Ses dialogues comprenaient des contenus dépressifs, verbalisant des plans de suicide, du découragement et une perte d’estime de soi. Je lui ai demandé, dans un second temps, de me montrer comment serait éventuellement son atome s’il pouvait et voulait l’améliorer, et d’essayer ainsi d’alterner les liens avec les éléments en question. Spontanément, il a placé plus près de lui les masques de ses amis, de ses proches et de son compagnon et, curieusement, en laissant inchangées les positions du SIDA, du travail et de la mort, qui étaient situés à une distance suffisamment grande pour laisser apparaître « dévalorisation ». Dans le « comme si » de la situation améliorée, il positionnait des alternatives de changements et vérifiait les liens avec les personnes en question.

Il se sentit beaucoup mieux à la fin de la séance.
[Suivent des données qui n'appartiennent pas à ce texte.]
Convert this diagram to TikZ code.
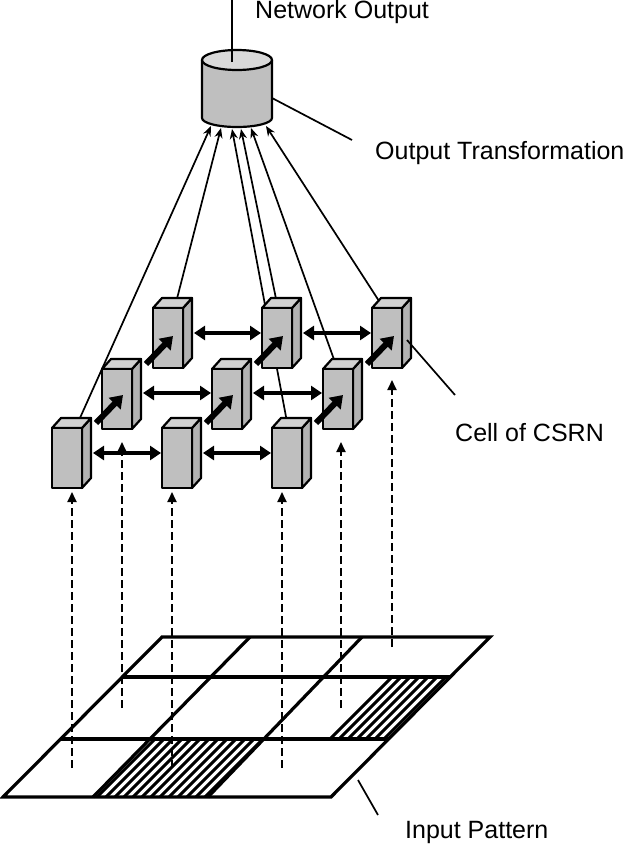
\documentclass[tikz,border=0pt]{standalone}
\usepackage{fontspec}
\setmainfont{Liberation Sans}
\usetikzlibrary{arrows.meta}
\begin{document}
\begin{tikzpicture}[x=1pt,y=-1pt,
  lbl/.style={font=\fontsize{25}{29}\selectfont,anchor=west,inner sep=0},
  grid/.style={line width=3.2pt,line join=miter},
  inarrow/.style={dash pattern=on 8pt off 4pt,line width=1.8pt,-{Triangle[length=10pt,width=9pt]}},
  hor/.style={line width=4.5pt,{Triangle[length=11pt,width=14pt]}-{Triangle[length=11pt,width=14pt]}},
  diag/.style={line width=6pt,-{Triangle[length=12pt,width=16pt]}},
  feed/.style={line width=1.7pt,-{Stealth[length=10pt,width=8pt]}},
  cell/.style={draw,line width=2.2pt,line join=round}]
\useasboundingbox (0,0) rectangle (640,847);
\newcommand{\cellbox}[3]{%
  \filldraw[cell,fill=gray!60] (#1+30,#2) -- (#1+39,#2-10) -- (#1+39,#2+50) -- (#1+30,#2+60) -- cycle;
  \filldraw[cell,fill=gray!35] (#1,#2) -- (#1+9,#2-10) -- (#1+39,#2-10) -- (#1+30,#2) -- cycle;
  \filldraw[cell,fill=gray!50] (#1,#2) rectangle (#1+30,#2+60);
  \coordinate (#3) at (#1,#2);}
% grid hatching
\begin{scope}
\clip (388,677) -- (451,677) -- (388,739) -- (327,739) -- cycle;
\foreach \i in {0,...,20} \draw[line width=3pt] (260+\i*9,800) -- ++(170,-170);
\end{scope}
\begin{scope}
\clip (93,797) -- (208,797) -- (269,739) -- (153,739) -- cycle;
\foreach \i in {0,...,20} \draw[line width=3pt] (85+\i*9,800) -- ++(70,-70);
\end{scope}
\draw[grid] (162,637) -- (490,637) -- (331,797) -- (3,797) -- cycle;
\draw[grid] (122,677) -- (451,677);
\draw[grid] (61,739) -- (388,739);
\draw[grid] (250,637) -- (93,797);
\draw[grid] (362,637) -- (208,797);
% coordinates of cell tops
\coordinate (t1) at (153,308);\coordinate (t2) at (262,308);\coordinate (t3) at (372,308);
\coordinate (m3) at (323,369);\coordinate (b1) at (52,428);\coordinate (b3) at (272,428);
% cylinder
\draw[line width=2.2pt,fill=gray!50] (202,60) -- (202,118) arc[start angle=180,end angle=0,x radius=35,y radius=9] -- (272,60);
\draw[line width=2.2pt,fill=gray!30] (237,60) ellipse[x radius=35,y radius=10];
\draw[line width=2.2pt] (232,62) -- (232,0);
% feed lines (behind cells)
\draw[feed] ([shift={(19pt,-10pt)}]b1) -- (211,126);
\draw[feed] ([shift={(19pt,-10pt)}]t1) -- (221,128);
\draw[feed] ([shift={(18pt,-10pt)}]b3) -- (232,129);
\draw[feed] ([shift={(18pt,-10pt)}]t2) -- (241,129);
\draw[feed] ([shift={(18pt,-10pt)}]m3) -- (251,128);
\draw[feed] ([shift={(18pt,-10pt)}]t3) -- (266,126);
% cells
\cellbox{153}{308}{t1}\cellbox{262}{308}{t2}\cellbox{372}{308}{t3}
\cellbox{102}{369}{m1}\cellbox{212}{369}{m2}\cellbox{323}{369}{m3}
\cellbox{52}{428}{b1}\cellbox{162}{428}{b2}\cellbox{272}{428}{b3}
% horizontal arrows
\foreach \a/\b/\y in {b1/b2/453,b2/b3/453,m1/m2/393,m2/m3/393,t1/t2/333,t2/t3/333}
  \draw[hor] ([xshift=41pt]\a |- 0,\y) -- ([xshift=-1pt]\b |- 0,\y);
% diagonal arrows
\foreach \a in {b1,b2,b3,m1,m2,m3}
  \draw[diag] ([shift={(44pt,5pt)}]\a) -- ++(27,-28);
% dashed inputs
\draw[inarrow] (72,768) -- (72,492);
\draw[inarrow] (172,768) -- (172,492);
\draw[inarrow] (282,768) -- (282,492);
\draw[inarrow] (122,708) -- (122,442);
\draw[inarrow] (341,708) -- (341,442);
\draw[inarrow] (392,647) -- (392,380);
% labels
\node[lbl] (no) at (255,12) {Network Output};
\node[lbl] (ot) at (375,153) {Output Transformation};
\node[lbl] (cc) at (455,433) {Cell of CSRN};
\node[lbl] (ip) at (405,832) {Input Pattern};
\draw[line width=1.7pt] (272,98) -- (352,140);
\draw[line width=1.7pt] (407,340) -- (455,395);
\draw[line width=1.7pt] (358,780) -- (378,815);
\end{tikzpicture}
\end{document}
Au moins dans cette situation d’urgence j’ai senti que j’avais fait, avec l’aide de ces masques, qui ont fonctionné comme de beaux Objets Intermédiaires de Communication, le mieux de ce qui était à ma portée et que, d’une certaine façon, j’avais aidé Eugénio à dépasser cette situation de crise, tout en sachant qu’il continuait à être un sérieux candidat à une fin tragique, en plus du fait qu’il continuait à ne pas habiter Porto et à refuser tout programme thérapeutique.

 

Bibliographie

1 – Rojas, Bermúdez, J. – Teoria y Técnica Psicodramáticas, Ed. Paidós, 1997

2 – Moreno, J. – Psicodrama, Cultrix.

3 – Soeiro, A.C. – Psicodrama e Psicoterapia, Natura, S.Paulo, 1976.